The way the ancient romans wrote fractions can be viewed in a similar way. Integers were written in base ten, while fractions used a division of twelths, though this was a rather rudimentary system for writing fractions. Other systems can be viewed as sorta between the ideas of writing a rational number as a fraction and as a decimal expansion. Ancient egyptian fractions relied on sums of unit fractions, and most other systems around that time used a similar method of writing values less than one with symbols or systems of symbols that represented specific unit fractions.[2]Egyptian fractions are actually incredibly interesting. Every positive rational number can be written as a sum of distinct unit fractions, but doing this with the least possible is far from trivial.

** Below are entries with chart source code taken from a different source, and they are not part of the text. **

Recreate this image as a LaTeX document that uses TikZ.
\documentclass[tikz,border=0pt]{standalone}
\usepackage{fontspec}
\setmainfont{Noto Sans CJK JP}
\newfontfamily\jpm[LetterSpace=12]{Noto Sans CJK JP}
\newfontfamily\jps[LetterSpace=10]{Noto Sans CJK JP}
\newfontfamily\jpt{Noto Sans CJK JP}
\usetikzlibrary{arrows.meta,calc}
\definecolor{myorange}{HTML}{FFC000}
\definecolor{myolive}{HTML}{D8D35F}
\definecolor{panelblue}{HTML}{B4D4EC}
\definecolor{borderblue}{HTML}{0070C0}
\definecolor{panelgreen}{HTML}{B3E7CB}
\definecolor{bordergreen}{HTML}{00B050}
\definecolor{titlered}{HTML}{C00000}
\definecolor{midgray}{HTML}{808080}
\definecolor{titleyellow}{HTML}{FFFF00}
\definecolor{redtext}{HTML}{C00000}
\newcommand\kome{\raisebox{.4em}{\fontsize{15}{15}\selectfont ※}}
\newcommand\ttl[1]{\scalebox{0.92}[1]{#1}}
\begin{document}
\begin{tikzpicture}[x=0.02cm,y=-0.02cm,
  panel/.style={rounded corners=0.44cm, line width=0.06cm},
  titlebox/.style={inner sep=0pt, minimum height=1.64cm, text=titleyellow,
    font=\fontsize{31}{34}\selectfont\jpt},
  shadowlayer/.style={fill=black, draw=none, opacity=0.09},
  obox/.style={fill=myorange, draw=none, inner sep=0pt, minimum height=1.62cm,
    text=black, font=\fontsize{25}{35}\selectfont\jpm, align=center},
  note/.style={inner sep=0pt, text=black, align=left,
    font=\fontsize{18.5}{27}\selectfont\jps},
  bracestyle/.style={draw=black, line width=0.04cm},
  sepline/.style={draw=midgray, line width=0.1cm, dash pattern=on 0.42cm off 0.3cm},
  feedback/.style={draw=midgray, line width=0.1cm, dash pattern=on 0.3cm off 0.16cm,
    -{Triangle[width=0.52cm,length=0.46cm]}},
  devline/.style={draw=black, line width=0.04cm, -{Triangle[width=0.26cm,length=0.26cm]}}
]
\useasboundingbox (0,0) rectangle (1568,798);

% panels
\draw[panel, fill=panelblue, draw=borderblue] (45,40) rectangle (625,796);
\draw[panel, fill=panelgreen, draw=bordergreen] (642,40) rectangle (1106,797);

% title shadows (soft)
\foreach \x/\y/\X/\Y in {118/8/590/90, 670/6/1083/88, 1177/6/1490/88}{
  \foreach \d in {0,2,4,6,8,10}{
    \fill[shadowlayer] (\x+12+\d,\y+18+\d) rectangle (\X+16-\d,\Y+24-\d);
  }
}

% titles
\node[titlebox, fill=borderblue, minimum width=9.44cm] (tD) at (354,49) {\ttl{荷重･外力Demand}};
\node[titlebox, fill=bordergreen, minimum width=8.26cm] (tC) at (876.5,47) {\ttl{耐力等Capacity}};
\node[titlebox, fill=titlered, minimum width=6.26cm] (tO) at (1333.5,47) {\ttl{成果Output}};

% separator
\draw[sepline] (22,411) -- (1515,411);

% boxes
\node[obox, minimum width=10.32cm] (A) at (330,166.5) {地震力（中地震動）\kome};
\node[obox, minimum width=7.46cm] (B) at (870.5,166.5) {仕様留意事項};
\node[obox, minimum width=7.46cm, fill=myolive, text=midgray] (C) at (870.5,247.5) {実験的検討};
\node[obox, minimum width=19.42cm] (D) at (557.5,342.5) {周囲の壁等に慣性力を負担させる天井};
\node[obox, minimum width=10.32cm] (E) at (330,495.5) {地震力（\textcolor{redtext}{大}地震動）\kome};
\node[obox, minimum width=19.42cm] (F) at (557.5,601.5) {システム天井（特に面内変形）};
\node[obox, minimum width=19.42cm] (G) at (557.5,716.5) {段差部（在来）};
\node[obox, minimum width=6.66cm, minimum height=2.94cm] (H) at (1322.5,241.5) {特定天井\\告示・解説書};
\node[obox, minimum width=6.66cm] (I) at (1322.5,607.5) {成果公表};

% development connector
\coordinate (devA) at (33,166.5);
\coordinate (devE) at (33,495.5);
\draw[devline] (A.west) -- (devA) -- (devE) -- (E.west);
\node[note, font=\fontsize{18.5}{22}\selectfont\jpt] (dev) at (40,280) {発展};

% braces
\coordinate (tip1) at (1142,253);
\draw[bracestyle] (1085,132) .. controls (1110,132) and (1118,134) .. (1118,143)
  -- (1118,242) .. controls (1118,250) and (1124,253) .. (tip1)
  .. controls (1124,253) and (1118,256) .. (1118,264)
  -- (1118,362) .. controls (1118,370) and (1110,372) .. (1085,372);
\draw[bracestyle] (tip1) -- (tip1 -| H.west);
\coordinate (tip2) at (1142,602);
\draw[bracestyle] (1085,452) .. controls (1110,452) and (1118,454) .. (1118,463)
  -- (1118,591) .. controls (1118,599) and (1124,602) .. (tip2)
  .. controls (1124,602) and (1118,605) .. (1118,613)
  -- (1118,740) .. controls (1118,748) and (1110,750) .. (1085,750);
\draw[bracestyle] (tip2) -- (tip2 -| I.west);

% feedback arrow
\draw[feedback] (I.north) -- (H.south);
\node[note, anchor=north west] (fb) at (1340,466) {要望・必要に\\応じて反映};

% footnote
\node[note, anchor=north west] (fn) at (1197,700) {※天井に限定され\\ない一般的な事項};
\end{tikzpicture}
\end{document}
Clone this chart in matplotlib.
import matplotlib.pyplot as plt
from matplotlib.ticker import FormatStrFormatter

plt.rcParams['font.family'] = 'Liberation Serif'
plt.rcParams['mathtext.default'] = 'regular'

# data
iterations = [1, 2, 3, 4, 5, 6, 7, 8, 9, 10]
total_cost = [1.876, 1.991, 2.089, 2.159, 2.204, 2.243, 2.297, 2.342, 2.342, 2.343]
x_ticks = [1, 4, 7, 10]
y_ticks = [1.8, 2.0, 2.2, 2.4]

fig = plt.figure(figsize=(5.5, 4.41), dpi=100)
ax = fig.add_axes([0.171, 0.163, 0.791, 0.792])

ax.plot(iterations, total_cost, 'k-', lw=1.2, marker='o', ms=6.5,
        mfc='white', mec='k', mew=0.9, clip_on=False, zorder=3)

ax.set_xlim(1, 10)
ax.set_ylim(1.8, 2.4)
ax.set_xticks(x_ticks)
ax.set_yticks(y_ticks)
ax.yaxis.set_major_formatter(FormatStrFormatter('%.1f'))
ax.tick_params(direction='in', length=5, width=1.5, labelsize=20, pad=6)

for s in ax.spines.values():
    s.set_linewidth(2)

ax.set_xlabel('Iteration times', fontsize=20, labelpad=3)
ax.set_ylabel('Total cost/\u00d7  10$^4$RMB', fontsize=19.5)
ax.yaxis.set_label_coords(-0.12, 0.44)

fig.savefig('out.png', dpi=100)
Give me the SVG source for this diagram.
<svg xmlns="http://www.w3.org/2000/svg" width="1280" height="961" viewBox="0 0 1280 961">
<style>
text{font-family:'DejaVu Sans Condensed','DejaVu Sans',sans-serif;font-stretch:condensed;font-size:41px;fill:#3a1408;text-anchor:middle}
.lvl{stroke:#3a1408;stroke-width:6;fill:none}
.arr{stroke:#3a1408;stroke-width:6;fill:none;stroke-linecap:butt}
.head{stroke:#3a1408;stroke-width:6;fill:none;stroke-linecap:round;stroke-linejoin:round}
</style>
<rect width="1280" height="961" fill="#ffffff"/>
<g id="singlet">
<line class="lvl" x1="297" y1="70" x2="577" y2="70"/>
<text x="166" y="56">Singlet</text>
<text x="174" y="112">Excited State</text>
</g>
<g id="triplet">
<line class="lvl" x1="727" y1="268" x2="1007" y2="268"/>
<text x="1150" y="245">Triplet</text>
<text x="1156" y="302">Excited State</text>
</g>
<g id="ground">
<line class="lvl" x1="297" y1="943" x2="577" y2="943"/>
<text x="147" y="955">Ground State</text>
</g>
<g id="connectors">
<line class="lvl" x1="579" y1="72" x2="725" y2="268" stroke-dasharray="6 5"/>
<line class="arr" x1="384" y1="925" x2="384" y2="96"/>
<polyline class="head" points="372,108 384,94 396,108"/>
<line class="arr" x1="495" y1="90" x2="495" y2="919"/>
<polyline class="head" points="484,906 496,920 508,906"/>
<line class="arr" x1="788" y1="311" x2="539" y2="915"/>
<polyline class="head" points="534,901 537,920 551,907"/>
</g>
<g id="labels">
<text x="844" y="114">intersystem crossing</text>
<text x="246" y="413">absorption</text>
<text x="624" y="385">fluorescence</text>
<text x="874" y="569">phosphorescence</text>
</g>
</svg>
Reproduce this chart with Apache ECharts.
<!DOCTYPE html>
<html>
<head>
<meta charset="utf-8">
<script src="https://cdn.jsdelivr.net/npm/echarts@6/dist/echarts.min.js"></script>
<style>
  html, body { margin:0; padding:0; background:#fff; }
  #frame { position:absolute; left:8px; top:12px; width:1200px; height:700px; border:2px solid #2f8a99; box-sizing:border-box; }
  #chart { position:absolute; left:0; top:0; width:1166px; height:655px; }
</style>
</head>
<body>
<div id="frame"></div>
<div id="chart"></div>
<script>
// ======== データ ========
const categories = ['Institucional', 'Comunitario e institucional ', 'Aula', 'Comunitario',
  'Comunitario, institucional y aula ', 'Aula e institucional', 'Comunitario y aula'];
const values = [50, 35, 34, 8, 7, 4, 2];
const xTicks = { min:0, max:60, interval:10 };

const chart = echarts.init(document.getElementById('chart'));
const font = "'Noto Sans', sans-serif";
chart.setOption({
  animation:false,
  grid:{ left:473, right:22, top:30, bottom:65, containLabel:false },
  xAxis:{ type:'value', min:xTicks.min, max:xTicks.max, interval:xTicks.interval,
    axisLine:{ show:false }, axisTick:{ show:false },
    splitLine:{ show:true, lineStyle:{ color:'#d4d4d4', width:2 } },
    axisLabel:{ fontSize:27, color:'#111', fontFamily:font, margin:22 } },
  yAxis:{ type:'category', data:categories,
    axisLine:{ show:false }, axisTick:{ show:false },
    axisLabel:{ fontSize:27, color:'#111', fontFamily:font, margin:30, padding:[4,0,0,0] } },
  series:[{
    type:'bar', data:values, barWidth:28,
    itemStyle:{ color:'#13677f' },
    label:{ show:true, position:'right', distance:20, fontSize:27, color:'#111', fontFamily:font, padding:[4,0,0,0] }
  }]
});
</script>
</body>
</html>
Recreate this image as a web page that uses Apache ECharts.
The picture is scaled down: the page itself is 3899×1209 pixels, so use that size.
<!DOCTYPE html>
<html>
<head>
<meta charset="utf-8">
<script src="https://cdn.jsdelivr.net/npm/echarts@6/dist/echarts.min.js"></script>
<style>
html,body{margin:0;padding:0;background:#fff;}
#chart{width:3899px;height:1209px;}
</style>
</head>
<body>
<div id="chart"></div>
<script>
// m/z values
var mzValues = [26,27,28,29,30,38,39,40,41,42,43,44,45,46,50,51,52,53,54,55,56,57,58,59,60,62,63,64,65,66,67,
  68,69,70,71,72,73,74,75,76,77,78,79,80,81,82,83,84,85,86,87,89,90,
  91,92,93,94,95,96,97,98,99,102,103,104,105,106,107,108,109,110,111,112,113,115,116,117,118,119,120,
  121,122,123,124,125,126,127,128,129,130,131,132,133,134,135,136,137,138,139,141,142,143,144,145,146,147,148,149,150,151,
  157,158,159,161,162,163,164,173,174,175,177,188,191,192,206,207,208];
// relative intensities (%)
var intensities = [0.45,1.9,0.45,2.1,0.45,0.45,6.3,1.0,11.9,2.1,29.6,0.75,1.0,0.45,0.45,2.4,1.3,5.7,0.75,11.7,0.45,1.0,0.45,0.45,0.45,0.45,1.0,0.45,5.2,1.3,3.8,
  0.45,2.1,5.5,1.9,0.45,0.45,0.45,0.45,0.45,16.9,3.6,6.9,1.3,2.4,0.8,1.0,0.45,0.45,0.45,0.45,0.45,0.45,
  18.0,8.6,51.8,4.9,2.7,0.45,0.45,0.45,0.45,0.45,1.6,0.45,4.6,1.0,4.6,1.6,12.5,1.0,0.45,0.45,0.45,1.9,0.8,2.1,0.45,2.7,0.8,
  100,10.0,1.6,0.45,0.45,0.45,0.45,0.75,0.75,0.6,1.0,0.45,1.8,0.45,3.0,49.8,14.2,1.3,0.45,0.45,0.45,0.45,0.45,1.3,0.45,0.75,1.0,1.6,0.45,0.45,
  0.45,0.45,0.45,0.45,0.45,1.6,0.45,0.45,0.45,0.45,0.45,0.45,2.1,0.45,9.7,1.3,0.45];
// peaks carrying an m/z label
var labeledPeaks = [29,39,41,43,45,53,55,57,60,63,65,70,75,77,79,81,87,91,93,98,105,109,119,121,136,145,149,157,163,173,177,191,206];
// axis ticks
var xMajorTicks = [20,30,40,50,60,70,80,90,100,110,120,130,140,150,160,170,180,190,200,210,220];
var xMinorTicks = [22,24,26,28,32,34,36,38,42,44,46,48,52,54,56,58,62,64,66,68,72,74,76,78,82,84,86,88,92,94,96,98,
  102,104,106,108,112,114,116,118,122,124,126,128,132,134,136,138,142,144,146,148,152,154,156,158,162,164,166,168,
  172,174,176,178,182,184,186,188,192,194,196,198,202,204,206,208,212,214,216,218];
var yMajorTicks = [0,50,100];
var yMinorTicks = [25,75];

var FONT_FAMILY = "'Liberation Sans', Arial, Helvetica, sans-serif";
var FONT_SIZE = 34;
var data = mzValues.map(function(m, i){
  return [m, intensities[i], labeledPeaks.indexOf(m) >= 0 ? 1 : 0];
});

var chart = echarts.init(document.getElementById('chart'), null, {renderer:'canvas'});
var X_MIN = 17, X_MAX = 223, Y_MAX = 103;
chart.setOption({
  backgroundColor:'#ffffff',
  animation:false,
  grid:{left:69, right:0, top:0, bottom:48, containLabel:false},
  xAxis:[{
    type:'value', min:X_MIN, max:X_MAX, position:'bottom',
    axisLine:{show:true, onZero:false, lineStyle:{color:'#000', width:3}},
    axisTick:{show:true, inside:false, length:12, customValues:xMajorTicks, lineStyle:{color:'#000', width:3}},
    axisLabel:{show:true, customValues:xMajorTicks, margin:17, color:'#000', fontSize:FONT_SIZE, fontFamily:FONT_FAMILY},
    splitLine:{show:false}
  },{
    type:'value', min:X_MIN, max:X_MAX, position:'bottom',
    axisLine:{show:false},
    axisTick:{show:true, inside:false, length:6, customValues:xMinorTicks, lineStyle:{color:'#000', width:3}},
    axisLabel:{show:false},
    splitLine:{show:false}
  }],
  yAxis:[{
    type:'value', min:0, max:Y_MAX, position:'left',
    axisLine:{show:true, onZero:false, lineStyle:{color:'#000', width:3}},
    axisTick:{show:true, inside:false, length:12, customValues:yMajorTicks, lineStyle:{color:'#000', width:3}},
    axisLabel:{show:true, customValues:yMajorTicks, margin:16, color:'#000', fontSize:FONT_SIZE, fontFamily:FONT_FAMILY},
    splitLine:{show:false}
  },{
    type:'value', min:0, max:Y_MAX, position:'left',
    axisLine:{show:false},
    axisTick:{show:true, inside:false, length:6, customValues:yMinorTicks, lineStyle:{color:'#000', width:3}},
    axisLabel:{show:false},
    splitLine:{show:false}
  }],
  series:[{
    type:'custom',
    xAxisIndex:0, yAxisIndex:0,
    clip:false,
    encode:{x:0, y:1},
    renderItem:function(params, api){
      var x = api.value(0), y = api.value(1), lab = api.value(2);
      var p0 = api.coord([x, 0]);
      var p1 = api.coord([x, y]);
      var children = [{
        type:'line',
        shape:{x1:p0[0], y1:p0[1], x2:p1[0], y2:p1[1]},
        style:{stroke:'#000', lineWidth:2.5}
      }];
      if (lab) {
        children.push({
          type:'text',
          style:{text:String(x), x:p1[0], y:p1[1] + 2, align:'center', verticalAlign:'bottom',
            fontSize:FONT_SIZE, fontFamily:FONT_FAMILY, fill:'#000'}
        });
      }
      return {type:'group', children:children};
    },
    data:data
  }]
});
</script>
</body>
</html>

The final point I want to make is in regards to seperating groups. Though I've been using apostrophes as a way to seperate groups, jan Misali did not, and simply placed all the digits together. I don't really like this way of doing things for a few reasons. Not only does having seperators makes a number easier to read and understand, it also points to a meaningful symbolism of the notation used. The dozagesimal integer 12’34 can almost be read as a decimal integer, only with the apostrophe acting as a symbol that represents the value of decimal 120. This is similar to the way that many other numerical systems function, such as chinese numerals, where the characters "⼆十三" directly represent the idea of "two tens plus three". A purely positional system, while cartainly useful, is actually relatively rare among historical numbering systems, and shouldn't be taken as the default for the purposes of worldbuilding.